### WHAT YOU HAVE TO DO
Each line below should be retyped exactly, with no pictures.

### DATA PROVIDED
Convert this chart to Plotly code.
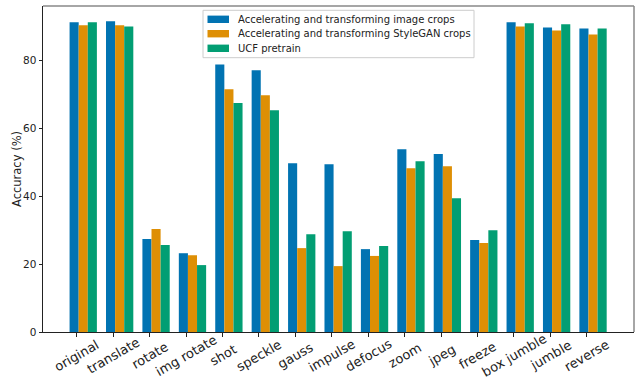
import plotly.graph_objects as go

categories = ["original", "translate", "rotate", "img rotate", "shot", "speckle", "gauss",
              "impulse", "defocus", "zoom", "jpeg", "freeze", "box jumble", "jumble", "reverse"]
image_crops = [91.2, 91.5, 27.4, 23.2, 78.8, 77.1, 49.7, 49.4, 24.4, 53.8, 52.4, 27.1, 91.2, 89.7, 89.4]
stylegan_crops = [90.3, 90.3, 30.3, 22.6, 71.5, 69.7, 24.7, 19.4, 22.4, 48.2, 48.8, 26.2, 90.0, 88.8, 87.6]
ucf_pretrain = [91.2, 90.0, 25.6, 19.7, 67.4, 65.3, 28.8, 29.7, 25.3, 50.3, 39.4, 30.0, 90.9, 90.6, 89.4]
series_names = ["Accelerating and transforming image crops",
                "Accelerating and transforming StyleGAN crops",
                "UCF pretrain"]
colors = ["#0173b2", "#de8f05", "#029e73"]
offsets = [-0.2, 0.05, 0.3]

W, H = 638, 379
L, R, T, B = 43, 4, 6, 47
PW, PH = W - L - R, H - T - B


def fx(px):
    return (px - L) / PW


def fy(py):
    return (H - B - py) / PH


idx = list(range(len(categories)))
fig = go.Figure()
for name, vals, col, off in zip(series_names, [image_crops, stylegan_crops, ucf_pretrain], colors, offsets):
    fig.add_trace(go.Bar(x=idx, y=vals, name=name, marker=dict(color=col, line=dict(width=0)),
                         width=0.25, offset=off, showlegend=False))

font = "DejaVu Sans"
for i, c in enumerate(categories):
    fig.add_annotation(x=i, y=0, xref="x", yref="paper", text=c, showarrow=False,
                       textangle=-30, yshift=-23, xanchor="center", yanchor="middle",
                       font=dict(family=font, size=13, color="#222"))

# y axis title
fig.add_annotation(x=fx(17), y=0.5, xref="paper", yref="paper", text="Accuracy (%)",
                   showarrow=False, textangle=-90, xanchor="center", yanchor="middle",
                   font=dict(family=font, size=11.5, color="#222"))

# legend drawn manually (matplotlib style)
fig.add_shape(type="rect", xref="paper", yref="paper", x0=fx(203), x1=fx(474), y0=fy(57.7), y1=fy(10.3),
              line=dict(color="#cccccc", width=1), fillcolor="rgba(255,255,255,0.8)", layer="above")
item_y = [19.3, 33.7, 48.3]
for name, col, yc in zip(series_names, colors, item_y):
    fig.add_shape(type="rect", xref="paper", yref="paper", x0=fx(207.5), x1=fx(229),
                  y0=fy(yc + 3.7), y1=fy(yc - 3.7), line=dict(width=0), fillcolor=col, layer="above")
    fig.add_annotation(x=fx(236), y=fy(yc), xref="paper", yref="paper", text=name, showarrow=False,
                       xanchor="left", yanchor="middle",
                       font=dict(family=font, size=10, color="#222"))

fig.update_layout(
    width=W, height=H, barmode="overlay",
    margin=dict(l=L, r=R, t=T, b=B),
    paper_bgcolor="white", plot_bgcolor="white",
    font=dict(family=font, size=10, color="#222"),
    showlegend=False,
    xaxis=dict(range=[-0.93, 15.3], tickvals=idx, ticktext=[""] * len(idx),
               ticks="outside", ticklen=3.5, tickcolor="#222", showgrid=False,
               zeroline=False, showline=True, linecolor="#222", linewidth=1),
    yaxis=dict(range=[0, 96], tickvals=[0, 20, 40, 60, 80], ticks="outside", ticklen=3.5,
               tickcolor="#222", showgrid=False, zeroline=False, showline=True,
               linecolor="#222", linewidth=1,
               tickfont=dict(family=font, size=10.5)),
)
fig.add_shape(type="line", xref="paper", yref="paper", x0=0, x1=1, y0=1, y1=1,
              line=dict(color="#888888", width=1.5))
fig.add_shape(type="line", xref="paper", yref="paper", x0=1, x1=1, y0=0, y1=1,
              line=dict(color="#888888", width=1.5))

fig.write_html("out.html")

### RESPONSE BELOW
Convert this chart to Plotly code.
import plotly.graph_objects as go

categories = ["original", "translate", "rotate", "img rotate", "shot", "speckle", "gauss",
              "impulse", "defocus", "zoom", "jpeg", "freeze", "box jumble", "jumble", "reverse"]
image_crops = [91.2, 91.5, 27.4, 23.2, 78.8, 77.1, 49.7, 49.4, 24.4, 53.8, 52.4, 27.1, 91.2, 89.7, 89.4]
stylegan_crops = [90.3, 90.3, 30.3, 22.6, 71.5, 69.7, 24.7, 19.4, 22.4, 48.2, 48.8, 26.2, 90.0, 88.8, 87.6]
ucf_pretrain = [91.2, 90.0, 25.6, 19.7, 67.4, 65.3, 28.8, 29.7, 25.3, 50.3, 39.4, 30.0, 90.9, 90.6, 89.4]
series_names = ["Accelerating and transforming image crops",
                "Accelerating and transforming StyleGAN crops",
                "UCF pretrain"]
colors = ["#0173b2", "#de8f05", "#029e73"]
offsets = [-0.2, 0.05, 0.3]

W, H = 638, 379
L, R, T, B = 43, 4, 6, 47
PW, PH = W - L - R, H - T - B


def fx(px):
    return (px - L) / PW


def fy(py):
    return (H - B - py) / PH


idx = list(range(len(categories)))
fig = go.Figure()
for name, vals, col, off in zip(series_names, [image_crops, stylegan_crops, ucf_pretrain], colors, offsets):
    fig.add_trace(go.Bar(x=idx, y=vals, name=name, marker=dict(color=col, line=dict(width=0)),
                         width=0.25, offset=off, showlegend=False))

font = "DejaVu Sans"
for i, c in enumerate(categories):
    fig.add_annotation(x=i, y=0, xref="x", yref="paper", text=c, showarrow=False,
                       textangle=-30, yshift=-23, xanchor="center", yanchor="middle",
                       font=dict(family=font, size=13, color="#222"))

# y axis title
fig.add_annotation(x=fx(17), y=0.5, xref="paper", yref="paper", text="Accuracy (%)",
                   showarrow=False, textangle=-90, xanchor="center", yanchor="middle",
                   font=dict(family=font, size=11.5, color="#222"))

# legend drawn manually (matplotlib style)
fig.add_shape(type="rect", xref="paper", yref="paper", x0=fx(203), x1=fx(474), y0=fy(57.7), y1=fy(10.3),
              line=dict(color="#cccccc", width=1), fillcolor="rgba(255,255,255,0.8)", layer="above")
item_y = [19.3, 33.7, 48.3]
for name, col, yc in zip(series_names, colors, item_y):
    fig.add_shape(type="rect", xref="paper", yref="paper", x0=fx(207.5), x1=fx(229),
                  y0=fy(yc + 3.7), y1=fy(yc - 3.7), line=dict(width=0), fillcolor=col, layer="above")
    fig.add_annotation(x=fx(236), y=fy(yc), xref="paper", yref="paper", text=name, showarrow=False,
                       xanchor="left", yanchor="middle",
                       font=dict(family=font, size=10, color="#222"))

fig.update_layout(
    width=W, height=H, barmode="overlay",
    margin=dict(l=L, r=R, t=T, b=B),
    paper_bgcolor="white", plot_bgcolor="white",
    font=dict(family=font, size=10, color="#222"),
    showlegend=False,
    xaxis=dict(range=[-0.93, 15.3], tickvals=idx, ticktext=[""] * len(idx),
               ticks="outside", ticklen=3.5, tickcolor="#222", showgrid=False,
               zeroline=False, showline=True, linecolor="#222", linewidth=1),
    yaxis=dict(range=[0, 96], tickvals=[0, 20, 40, 60, 80], ticks="outside", ticklen=3.5,
               tickcolor="#222", showgrid=False, zeroline=False, showline=True,
               linecolor="#222", linewidth=1,
               tickfont=dict(family=font, size=10.5)),
)
fig.add_shape(type="line", xref="paper", yref="paper", x0=0, x1=1, y0=1, y1=1,
              line=dict(color="#888888", width=1.5))
fig.add_shape(type="line", xref="paper", yref="paper", x0=1, x1=1, y0=0, y1=1,
              line=dict(color="#888888", width=1.5))

fig.write_html("out.html")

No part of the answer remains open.